Data excerpt
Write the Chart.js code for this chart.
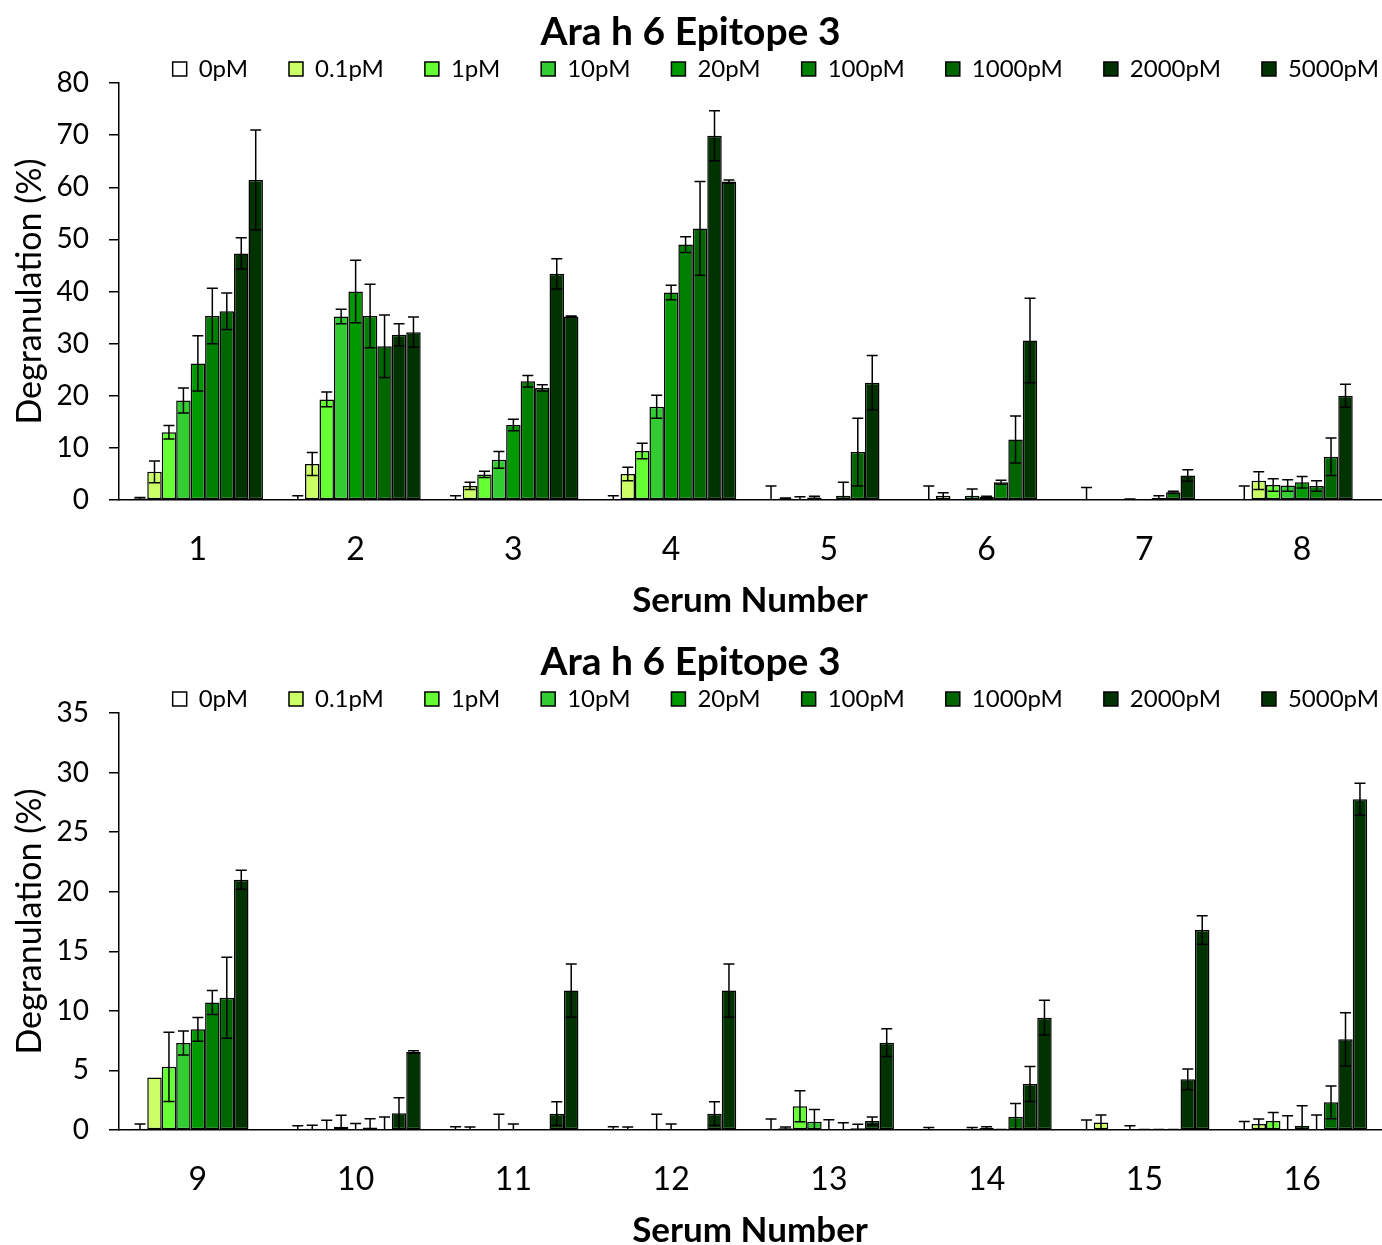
<!DOCTYPE html>
<html>
<head>
<meta charset="utf-8">
<script src="https://cdn.jsdelivr.net/npm/chart.js@4.4.1/dist/chart.umd.min.js"></script>
<style>
  html, body { margin: 0; padding: 0; background: #fff; overflow: hidden; }
  .panel { position: absolute; left: 0; width: 1382px; height: 630px; }
</style>
</head>
<body>
<div class="panel" style="top:0"><canvas id="chartTop" width="1382" height="630"></canvas></div>
<div class="panel" style="top:630px"><canvas id="chartBottom" width="1382" height="630"></canvas></div>
<script>
const concentrations = ['0pM', '0.1pM', '1pM', '10pM', '20pM', '100pM', '1000pM', '2000pM', '5000pM'];
const barColors = ['#FFFFFF', '#CCFF66', '#66FF33', '#33CC33', '#009900', '#008000', '#006600', '#003300', '#003300'];

// mean degranulation (%) per serum, one value per concentration
const topSera = ['1', '2', '3', '4', '5', '6', '7', '8'];
const serum1 = [0.3, 5.4, 13.0, 19.1, 26.2, 35.3, 36.2, 47.3, 61.4];
const serum2 = [0.2, 6.9, 19.3, 35.2, 40.0, 35.3, 29.5, 31.7, 32.2];
const serum3 = [0.2, 2.7, 4.9, 7.7, 14.4, 22.8, 21.5, 43.4, 35.2];
const serum4 = [0.2, 5.0, 9.4, 17.9, 39.8, 49.0, 52.1, 69.9, 61.1];
const serum5 = [0.1, 0.3, 0.2, 0.5, -0.2, 0.8, 9.2, 22.5, 0.1];
const serum6 = [0.1, 0.8, -0.2, 0.8, 0.6, 3.4, 11.6, 30.6, 0.1];
const serum7 = [0.1, -0.2, -0.2, 0.1, -0.2, 0.4, 1.5, 4.7, 0.1];
const serum8 = [0.1, 3.7, 2.9, 2.8, 3.4, 2.7, 8.3, 20.0, 0.1];

const serum1Err = [0.2, 2.1, 1.3, 2.4, 5.3, 5.3, 3.5, 3.0, 9.6];
const serum2Err = [0.6, 2.2, 1.4, 1.4, 6.0, 6.1, 6.0, 2.1, 2.9];
const serum3Err = [0.6, 0.7, 0.6, 1.6, 1.1, 1.1, 0.6, 2.9, 0.1];
const serum4Err = [0.6, 1.3, 1.5, 2.2, 1.4, 1.5, 9.0, 4.8, 0.3];
const serum5Err = [2.6, 0.1, 0.4, 0.2, 0.1, 2.6, 6.5, 5.2, 0];
const serum6Err = [2.6, 0.6, 0.1, 1.3, 0.1, 0.4, 4.5, 8.1, 0];
const serum7Err = [2.3, 0.1, 0.1, 0.1, 0.1, 0.4, 0.2, 1.1, 0];
const serum8Err = [2.6, 1.7, 1.2, 1.1, 1.1, 1.0, 3.6, 2.2, 0];

const bottomSera = ['9', '10', '11', '12', '13', '14', '15', '16'];
const serum9 = [0.1, 4.4, 5.3, 7.3, 8.45, 10.7, 11.1, 21.0, 0.05];
const serum10 = [0.05, 0.1, 0.02, 0.28, -0.15, 0.22, -0.15, 1.4, 6.55];
const serum11 = [0.02, -0.1, -0.1, 0.02, 0.05, -0.1, -0.1, 1.37, 11.7];
const serum12 = [0.02, -0.1, -0.1, 0.02, 0.05, -0.1, -0.1, 1.37, 11.7];
const serum13 = [0.02, 0.15, 2.0, 0.7, 0.05, -0.1, 0.14, 0.76, 7.33];
const serum14 = [0.05, -0.1, -0.1, 0.1, 0.17, -0.05, 1.12, 3.86, 9.43];
const serum15 = [0.02, 0.62, -0.1, 0.05, -0.05, -0.05, -0.05, 4.25, 16.79];
const serum16 = [0.02, 0.5, 0.76, -0.15, 0.34, -0.1, 2.32, 7.61, 27.76];

const serum9Err = [0.4, 0, 2.9, 1.0, 1.0, 1.0, 3.4, 0.8, 0];
const serum10Err = [0.3, 0.3, 0.8, 0.95, 0.7, 0.73, 1.25, 1.3, 0.1];
const serum11Err = [0.25, 0.35, 0.1, 1.3, 0.45, 0.1, 0.1, 1.0, 2.24];
const serum12Err = [0.25, 0.35, 0.1, 1.3, 0.45, 0.1, 0.1, 1.0, 2.24];
const serum13Err = [0.9, 0.1, 1.3, 1.03, 0.8, 0.7, 0.35, 0.33, 1.17];
const serum14Err = [0.17, 0.1, 0.1, 0.1, 0.1, 0.1, 1.1, 1.46, 1.45];
const serum15Err = [0.82, 0.64, 0.1, 0.3, 0.1, 0.1, 0.1, 0.87, 1.2];
const serum16Err = [0.7, 0.42, 0.7, 1.35, 1.7, 1.36, 1.37, 2.24, 1.34];

const FONT = 'Lato, "Open Sans", sans-serif';

// symmetric error bars with caps, drawn on top of all bars
const errorBars = {
  id: 'errorBars',
  afterDatasetsDraw(chart) {
    const {ctx, chartArea} = chart;
    const y = chart.scales.y;
    ctx.save();
    ctx.beginPath();
    ctx.rect(chartArea.left, chartArea.top - 20, chartArea.right - chartArea.left, chartArea.bottom - chartArea.top + 20);
    ctx.clip();
    ctx.strokeStyle = '#000';
    ctx.lineWidth = 1.5;
    chart.data.datasets.forEach((ds, i) => {
      const meta = chart.getDatasetMeta(i);
      meta.data.forEach((bar, j) => {
        const err = ds.errors[j];
        if (!err) return;
        const v = ds.data[j];
        const yHi = y.getPixelForValue(v + err);
        const yLo = y.getPixelForValue(v - err);
        ctx.beginPath();
        ctx.moveTo(bar.x, yHi);
        ctx.lineTo(bar.x, yLo);
        ctx.moveTo(bar.x - 5.5, yHi);
        ctx.lineTo(bar.x + 5.5, yHi);
        ctx.moveTo(bar.x - 5.5, yLo);
        ctx.lineTo(bar.x + 5.5, yLo);
        ctx.stroke();
      });
    });
    ctx.restore();
  }
};

// chart.js legend is taller than the excel one and sits centred; trim and shift it
const legendPlacement = {
  id: 'legendPlacement',
  beforeUpdate(chart, args, opts) {
    const legend = chart.legend;
    if (!legend || legend._patched) return;
    const fit = legend.fit;
    legend.fit = function () {
      fit.call(this);
      this.height = opts.height;
    };
    legend._patched = true;
  },
  afterLayout(chart, args, opts) {
    chart.legend.right += opts.shift;
  }
};

function makeChart(canvasId, sera, means, errs, yMax, yStep) {
  const datasets = concentrations.map((c, k) => ({
    label: c,
    data: means.map(m => m[k]),
    errors: errs.map(e => e[k]),
    backgroundColor: barColors[k],
    borderColor: '#000',
    borderWidth: 1.5,
    borderSkipped: false,
    categoryPercentage: 0.825,
    barPercentage: 1.0
  }));

  return new Chart(document.getElementById(canvasId), {
    type: 'bar',
    data: { labels: sera, datasets },
    plugins: [errorBars, legendPlacement],
    options: {
      responsive: false,
      animation: false,
      layout: { padding: { left: 0, right: 1, top: 0, bottom: 0 } },
      plugins: {
        title: {
          display: true,
          text: 'Ara h 6 Epitope 3',
          color: '#000',
          font: { family: FONT, size: 39, weight: 'bold' },
          padding: { top: 9, bottom: 16 - 55.8 }
        },
        legend: {
          position: 'top',
          align: 'end',
          labels: {
            color: '#000',
            font: { family: FONT, size: 24 },
            boxWidth: 14,
            boxHeight: 14,
            padding: 41
          }
        },
        legendPlacement: { height: 67, shift: 39 },
        tooltip: { enabled: false }
      },
      scales: {
        x: {
          grid: { display: false, drawTicks: false, tickLength: 0 },
          border: { display: true, color: '#000', width: 1.5 },
          ticks: { color: '#000', font: { family: FONT, size: 32 }, padding: 30 },
          title: {
            display: true,
            text: 'Serum Number',
            color: '#000',
            font: { family: FONT, size: 35, weight: 'bold' },
            padding: { top: 0, bottom: 8 }
          },
          afterFit(scale) { scale.height = 130; }
        },
        y: {
          min: 0,
          max: yMax,
          grid: { display: true, drawOnChartArea: false, drawTicks: true, tickLength: 10, color: '#000', lineWidth: 1.5 },
          border: { display: true, color: '#000', width: 1.5 },
          ticks: { stepSize: yStep, color: '#000', font: { family: FONT, size: 28 }, padding: 20 },
          title: {
            display: true,
            text: 'Degranulation (%)',
            color: '#000',
            font: { family: FONT, size: 34 },
            padding: { top: 10, bottom: 0 }
          },
          afterFit(scale) { scale.width = 119; }
        }
      }
    }
  });
}

makeChart('chartTop', topSera,
  [serum1, serum2, serum3, serum4, serum5, serum6, serum7, serum8],
  [serum1Err, serum2Err, serum3Err, serum4Err, serum5Err, serum6Err, serum7Err, serum8Err],
  80, 10);

makeChart('chartBottom', bottomSera,
  [serum9, serum10, serum11, serum12, serum13, serum14, serum15, serum16],
  [serum9Err, serum10Err, serum11Err, serum12Err, serum13Err, serum14Err, serum15Err, serum16Err],
  35, 5);
</script>
</body>
</html>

Task directions
Give again exactly the lines running from the beginning of the material above through the line that contains "8.3, 20.0, 0.1];", and leave out every picture.

Response for this exercise
Write the Chart.js code for this chart.
<!DOCTYPE html>
<html>
<head>
<meta charset="utf-8">
<script src="https://cdn.jsdelivr.net/npm/chart.js@4.4.1/dist/chart.umd.min.js"></script>
<style>
  html, body { margin: 0; padding: 0; background: #fff; overflow: hidden; }
  .panel { position: absolute; left: 0; width: 1382px; height: 630px; }
</style>
</head>
<body>
<div class="panel" style="top:0"><canvas id="chartTop" width="1382" height="630"></canvas></div>
<div class="panel" style="top:630px"><canvas id="chartBottom" width="1382" height="630"></canvas></div>
<script>
const concentrations = ['0pM', '0.1pM', '1pM', '10pM', '20pM', '100pM', '1000pM', '2000pM', '5000pM'];
const barColors = ['#FFFFFF', '#CCFF66', '#66FF33', '#33CC33', '#009900', '#008000', '#006600', '#003300', '#003300'];

// mean degranulation (%) per serum, one value per concentration
const topSera = ['1', '2', '3', '4', '5', '6', '7', '8'];
const serum1 = [0.3, 5.4, 13.0, 19.1, 26.2, 35.3, 36.2, 47.3, 61.4];
const serum2 = [0.2, 6.9, 19.3, 35.2, 40.0, 35.3, 29.5, 31.7, 32.2];
const serum3 = [0.2, 2.7, 4.9, 7.7, 14.4, 22.8, 21.5, 43.4, 35.2];
const serum4 = [0.2, 5.0, 9.4, 17.9, 39.8, 49.0, 52.1, 69.9, 61.1];
const serum5 = [0.1, 0.3, 0.2, 0.5, -0.2, 0.8, 9.2, 22.5, 0.1];
const serum6 = [0.1, 0.8, -0.2, 0.8, 0.6, 3.4, 11.6, 30.6, 0.1];
const serum7 = [0.1, -0.2, -0.2, 0.1, -0.2, 0.4, 1.5, 4.7, 0.1];
const serum8 = [0.1, 3.7, 2.9, 2.8, 3.4, 2.7, 8.3, 20.0, 0.1];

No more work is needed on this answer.